Il mondo dell’Open Access, nonostante le difficoltà economiche, è in costante crescita. “Si tratta di una strada oggi imprescindibile – commenta Salarelli, da tempo attivo nel mondo OA. Se anche non ci credessimo noi studiosi biblioteconomici, è l’Europa a chiedercelo: tutte le ricerche finanziate con risorse europee devono, infatti, essere rese disponibili in modo Open, come del resto accade già da tempo negli USA. Noi, però, crediamo fortemente in questa via – prosegue. Tanto per rimanere in tema, prendiamo l’esempio degli studi sul vaccino anti-Covid: se nel giro di poco più di un anno già si intravede la possibilità di una cura efficace, dobbiamo ringraziare l’openness imposta agli studi scientifici americani. Questo non significa sminuire il ruolo degli editori, che possono aggiungere importanti servizi come una migliore formattazione del prodotto o la sua indicizzazione. Anche in questo caso sarebbe scorretto polarizzare; più utile sarebbe, invece, ipotizzare una soluzione di complementarietà tra i due mondi, in cui una stessa ricerca possa essere fatta prima circolare sotto forma di bozza o pre-print in modo Open, per poi venir pubblicata dalle case editrici con tutta una serie di utili aggiunte”.
Consigli in zona Cesarini (o zona arancione)
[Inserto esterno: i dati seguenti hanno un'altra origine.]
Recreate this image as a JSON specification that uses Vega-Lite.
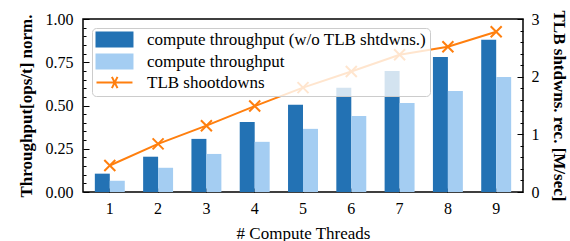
{
  "$schema": "https://vega.github.io/schema/vega-lite/v6.json",
  "autosize": {"type": "none"},
  "width": 440,
  "height": 173,
  "padding": {"left": 83, "top": 19, "right": 47, "bottom": 49},
  "config": {
    "view": {"stroke": "black", "strokeWidth": 1.5},
    "font": "Liberation Serif",
    "axis": {
      "domain": false,
      "grid": false,
      "labelFont": "Liberation Serif",
      "labelFontSize": 16,
      "labelColor": "black",
      "titleFont": "Liberation Serif",
      "titleFontSize": 17,
      "titleFontWeight": "normal",
      "titleColor": "black",
      "tickColor": "black",
      "tickWidth": 1,
      "labelOverlap": false
    }
  },
  "datasets": {
    "bars": [
      {"threads": 1, "series": "compute throughput (w/o TLB shtdwns.)", "value": 0.106},
      {"threads": 2, "series": "compute throughput (w/o TLB shtdwns.)", "value": 0.204},
      {"threads": 3, "series": "compute throughput (w/o TLB shtdwns.)", "value": 0.307},
      {"threads": 4, "series": "compute throughput (w/o TLB shtdwns.)", "value": 0.405},
      {"threads": 5, "series": "compute throughput (w/o TLB shtdwns.)", "value": 0.504},
      {"threads": 6, "series": "compute throughput (w/o TLB shtdwns.)", "value": 0.602},
      {"threads": 7, "series": "compute throughput (w/o TLB shtdwns.)", "value": 0.70},
      {"threads": 8, "series": "compute throughput (w/o TLB shtdwns.)", "value": 0.78},
      {"threads": 9, "series": "compute throughput (w/o TLB shtdwns.)", "value": 0.88},
      {"threads": 1, "series": "compute throughput", "value": 0.065},
      {"threads": 2, "series": "compute throughput", "value": 0.14},
      {"threads": 3, "series": "compute throughput", "value": 0.22},
      {"threads": 4, "series": "compute throughput", "value": 0.29},
      {"threads": 5, "series": "compute throughput", "value": 0.365},
      {"threads": 6, "series": "compute throughput", "value": 0.44},
      {"threads": 7, "series": "compute throughput", "value": 0.515},
      {"threads": 8, "series": "compute throughput", "value": 0.584},
      {"threads": 9, "series": "compute throughput", "value": 0.665}
    ],
    "tlb": [
      {"threads": 1, "series": "TLB shootdowns", "rate": 0.46},
      {"threads": 2, "series": "TLB shootdowns", "rate": 0.835},
      {"threads": 3, "series": "TLB shootdowns", "rate": 1.15},
      {"threads": 4, "series": "TLB shootdowns", "rate": 1.49},
      {"threads": 5, "series": "TLB shootdowns", "rate": 1.81},
      {"threads": 6, "series": "TLB shootdowns", "rate": 2.09},
      {"threads": 7, "series": "TLB shootdowns", "rate": 2.38},
      {"threads": 8, "series": "TLB shootdowns", "rate": 2.52},
      {"threads": 9, "series": "TLB shootdowns", "rate": 2.78}
    ]
  },
  "layer": [
    {
      "data": {"name": "bars"},
      "mark": {"type": "bar"},
      "encoding": {
        "x": {
          "field": "threads",
          "type": "ordinal",
          "scale": {"paddingInner": 0.38, "paddingOuter": 0.245},
          "axis": {
            "title": "# Compute Threads",
            "labelAngle": 0,
            "tickSize": -4,
            "labelPadding": 12,
            "titlePadding": 9
          }
        },
        "xOffset": {
          "field": "series",
          "type": "nominal",
          "sort": ["compute throughput (w/o TLB shtdwns.)", "compute throughput"],
          "scale": {"paddingInner": 0, "paddingOuter": 0}
        },
        "y": {
          "field": "value",
          "type": "quantitative",
          "scale": {"domain": [0, 1], "nice": false},
          "axis": {
            "orient": "left",
            "title": "Throughput[ops/t] norm.",
            "titleFontWeight": "bold",
            "values": [0, 0.05, 0.1, 0.15, 0.2, 0.25, 0.3, 0.35, 0.4, 0.45, 0.5, 0.55, 0.6, 0.65, 0.7, 0.75, 0.8, 0.85, 0.9, 0.95, 1],
            "labelExpr": "abs(datum.value*4-round(datum.value*4))<1e-6 ? format(datum.value, '.2f') : ''",
            "tickSize": {"condition": {"test": "abs(datum.value*4-round(datum.value*4))<1e-6", "value": -6}, "value": -3},
            "labelPadding": 16,
            "titlePadding": 10
          }
        },
        "color": {
          "field": "series",
          "type": "nominal",
          "scale": {
            "domain": ["compute throughput (w/o TLB shtdwns.)", "compute throughput", "TLB shootdowns"],
            "range": ["#2372b4", "#a4cdf2", "#ff7f0e"]
          },
          "legend": {
            "title": null,
            "orient": "top-left",
            "offset": 9,
            "zindex": 5,
            "fillColor": "rgba(255,255,255,0.8)",
            "strokeColor": "#cccccc",
            "cornerRadius": 4,
            "padding": 3,
            "labelFont": "Liberation Serif",
            "labelFontSize": 17,
            "labelColor": "black",
            "labelLimit": 500,
            "labelOffset": 35,
            "symbolSize": 196,
            "rowPadding": -1,
            "encode": {
              "symbols": {
                "update": {
                  "shape": {"signal": "datum.value === 'TLB shootdowns' ? 'M-1,0H4.14M1.2,-0.8L2.0,0.8M1.2,0.8L2.0,-0.8' : 'M-1,-1H4.14V1H-1Z'"},
                  "fill": {"signal": "datum.value === 'TLB shootdowns' ? 'transparent' : scale('color', datum.value)"},
                  "stroke": {"signal": "datum.value === 'TLB shootdowns' ? '#ff7f0e' : 'transparent'"},
                  "strokeWidth": {"value": 2},
                  "opacity": {"value": 1}
                }
              }
            }
          }
        }
      }
    },
    {
      "data": {"name": "tlb"},
      "layer": [
        {
          "mark": {"type": "line", "strokeWidth": 2},
          "encoding": {
            "x": {"field": "threads", "type": "ordinal"},
            "y": {"field": "rate", "type": "quantitative"},
            "color": {"field": "series", "type": "nominal"}
          }
        },
        {
          "mark": {"type": "point", "shape": "M-1,-1L1,1M-1,1L1,-1", "size": 121, "strokeWidth": 2, "filled": false, "opacity": 1},
          "encoding": {
            "x": {"field": "threads", "type": "ordinal"},
            "y": {"field": "rate", "type": "quantitative"},
            "color": {"field": "series", "type": "nominal"}
          }
        }
      ],
      "encoding": {
        "y": {
          "field": "rate",
          "type": "quantitative",
          "scale": {"domain": [0, 3], "nice": false},
          "axis": {
            "orient": "right",
            "title": "TLB shtdwns. rec. [M/sec]",
            "titleFontWeight": "bold",
            "values": [0, 0.2, 0.4, 0.6, 0.8, 1, 1.2, 1.4, 1.6, 1.8, 2, 2.2, 2.4, 2.6, 2.8, 3],
            "labelExpr": "abs(datum.value-round(datum.value))<1e-6 ? format(datum.value, 'd') : ''",
            "tickSize": {"condition": {"test": "abs(datum.value-round(datum.value))<1e-6", "value": -6}, "value": -3},
            "labelPadding": 14,
            "titlePadding": 10
          }
        }
      }
    }
  ],
  "resolve": {"scale": {"y": "independent"}}
}
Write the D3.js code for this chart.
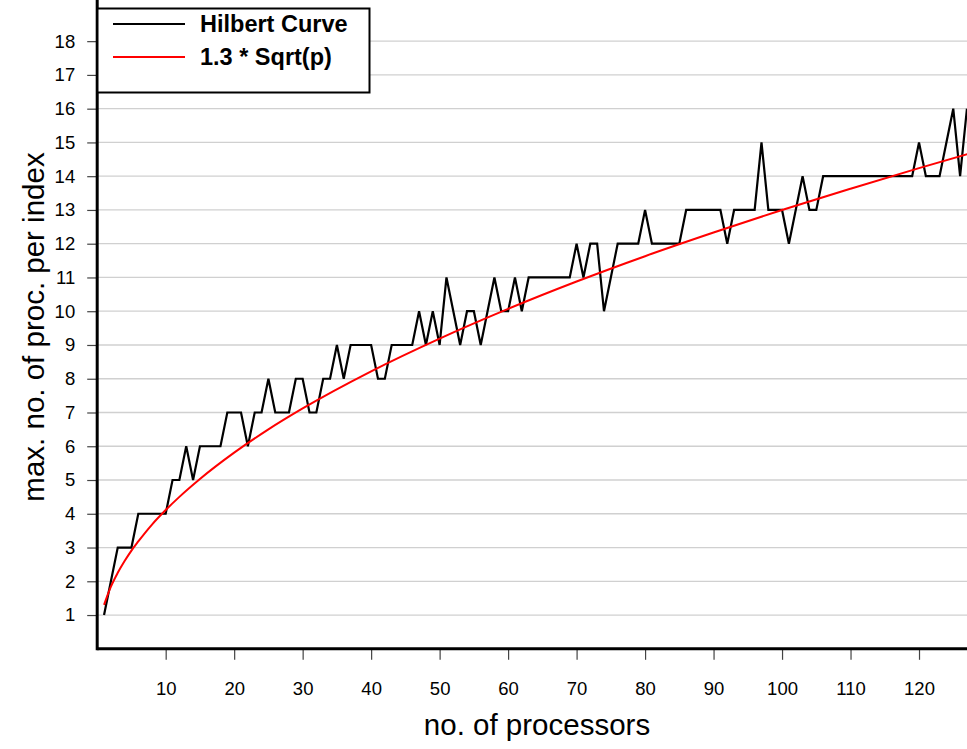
<!DOCTYPE html>
<html>
<meta charset="utf-8">
<head>
    <script src="https://d3js.org/d3.v7.min.js"></script>
    <style>
        body { margin: 0; background: white; }
        svg { font-family: "Liberation Sans", Arial, sans-serif; }
    </style>
</head>
<body>
    <script>

        // max. no. of processors per index for p = 1..127
        var hilbert = [1, 2, 3, 3, 3, 4, 4, 4, 4, 4,
                       5, 5, 6, 5, 6, 6, 6, 6, 7, 7,
                       7, 6, 7, 7, 8, 7, 7, 7, 8, 8,
                       7, 7, 8, 8, 9, 8, 9, 9, 9, 9,
                       8, 8, 9, 9, 9, 9, 10, 9, 10, 9,
                       11, 10, 9, 10, 10, 9, 10, 11, 10, 10,
                       11, 10, 11, 11, 11, 11, 11, 11, 11, 12,
                       11, 12, 12, 10, 11, 12, 12, 12, 12, 13,
                       12, 12, 12, 12, 12, 13, 13, 13, 13, 13,
                       13, 12, 13, 13, 13, 13, 15, 13, 13, 13,
                       12, 13, 14, 13, 13, 14, 14, 14, 14, 14,
                       14, 14, 14, 14, 14, 14, 14, 14, 14, 15,
                       14, 14, 14, 15, 16, 14, 16];

        // 1.3 * sqrt(p) curve, sampled off the plot
        var refP = [1, 2, 3, 4, 5, 6, 8, 10, 12, 15, 20, 25, 30, 40, 50, 60, 70, 80, 90, 100, 110, 120, 128];
        var refV = [1.30, 1.84, 2.25, 2.60, 2.91, 3.18, 3.68, 4.11, 4.50, 5.03, 5.81, 6.50, 7.12, 8.22, 9.19,
                    10.07, 10.88, 11.63, 12.33, 13.00, 13.63, 14.24, 14.71];

        var xTicks = [10, 20, 30, 40, 50, 60, 70, 80, 90, 100, 110, 120];
        var yTicks = [1, 2, 3, 4, 5, 6, 7, 8, 9, 10, 11, 12, 13, 14, 15, 16, 17, 18];
        var legendNames = ["Hilbert Curve", "1.3 * Sqrt(p)"];
        var legendColors = ["black", "red"];

        var width = 967,
            height = 749;

        var svg = d3.select("body").append("svg")
            .attr("width", width)
            .attr("height", height);

        var x = d3.scaleLinear()
            .domain([0, 128])
            .range([97.2, 973.8]);

        var y = d3.scaleLinear()
            .domain([0, 19])
            .range([648.8, 7.4]);

        // grid
        svg.append("g")
            .selectAll("line")
            .data(yTicks)
            .enter()
            .append("line")
            .attr("x1", x(0))
            .attr("x2", width)
            .attr("y1", d => y(d))
            .attr("y2", d => y(d))
            .attr("stroke", "#d0d0d0")
            .attr("stroke-width", 1.3);

        // axes
        var yAxis = svg.append("g")
            .attr("transform", "translate(" + x(0) + ",0)")
            .call(d3.axisLeft(y).tickValues(yTicks).tickSize(10).tickPadding(12));

        var xAxis = svg.append("g")
            .attr("transform", "translate(0," + y(0) + ")")
            .call(d3.axisBottom(x).tickValues(xTicks).tickSize(11).tickPadding(22));

        [xAxis, yAxis].forEach(function(a) {
            a.select(".domain").remove();
            a.selectAll(".tick line").attr("stroke", "#444").attr("stroke-width", 1.2);
            a.selectAll("text")
                .attr("font-family", "'Liberation Sans', Arial, sans-serif")
                .attr("font-size", 18.5)
                .attr("fill", "black");
        });

        svg.append("line")
            .attr("x1", x(0)).attr("x2", width)
            .attr("y1", y(0)).attr("y2", y(0))
            .attr("stroke", "black")
            .attr("stroke-width", 3);

        svg.append("line")
            .attr("x1", x(0)).attr("x2", x(0))
            .attr("y1", 0).attr("y2", y(0) + 1.5)
            .attr("stroke", "black")
            .attr("stroke-width", 3);

        // series
        var line = d3.line()
            .x((d, i) => x(i + 1))
            .y(d => y(d));

        svg.append("path")
            .datum(hilbert)
            .attr("d", line)
            .attr("fill", "none")
            .attr("stroke", "black")
            .attr("stroke-width", 2.2)
            .attr("stroke-linejoin", "miter");

        var refLine = d3.line()
            .x((d, i) => x(refP[i]))
            .y(d => y(d))
            .curve(d3.curveMonotoneX);

        svg.append("path")
            .datum(refV)
            .attr("d", refLine)
            .attr("fill", "none")
            .attr("stroke", "red")
            .attr("stroke-width", 2);

        // legend
        var legend = svg.append("g");

        legend.append("rect")
            .attr("x", 97.5)
            .attr("y", 8.5)
            .attr("width", 272)
            .attr("height", 84)
            .attr("fill", "white")
            .attr("stroke", "black")
            .attr("stroke-width", 2);

        legendNames.forEach(function(name, i) {
            var ly = 24 + i * 33;
            legend.append("line")
                .attr("x1", 113).attr("x2", 185)
                .attr("y1", ly).attr("y2", ly)
                .attr("stroke", legendColors[i])
                .attr("stroke-width", 1.8);
            legend.append("text")
                .attr("x", 200)
                .attr("y", ly)
                .attr("dy", "0.36em")
                .attr("font-size", 23.5)
                .attr("font-weight", "bold")
                .text(name);
        });

        // titles
        svg.append("text")
            .attr("x", 537)
            .attr("y", 735)
            .attr("text-anchor", "middle")
            .attr("font-size", 29.5)
            .text("no. of processors");

        svg.append("text")
            .attr("transform", "translate(44,327) rotate(-90)")
            .attr("text-anchor", "middle")
            .attr("font-size", 29.5)
            .text("max. no. of proc. per index");

    </script>
</body>
</html>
Considerate le nuove misure, sempre più stringenti anche per la nostra regione, può essere utile conoscere altre risorse, liberamente accessibili, da non perdere in questa seconda ondata di chiusure. “Per chi va alla ricerca di letture generaliste – consiglia Salarelli – suggerisco prima di tutto di consultare i portali delle biblioteche del proprio territorio, che offrono spesso servizi poco sfruttati. Uno studente universitario, specie di ambito umanistico, non può esimersi dal fare un giro sul sito di Dp.La, primo grande esempio di biblioteca digitale interamente pubblica, utile non solo per reperire nuove risorse, ma anche per entrare in contatto con un modo completamente nuovo di intendere la biblioteca. A questa aggiungerei i portali online delle principali università a stelle e strisce, da UCLA ad Harvard.”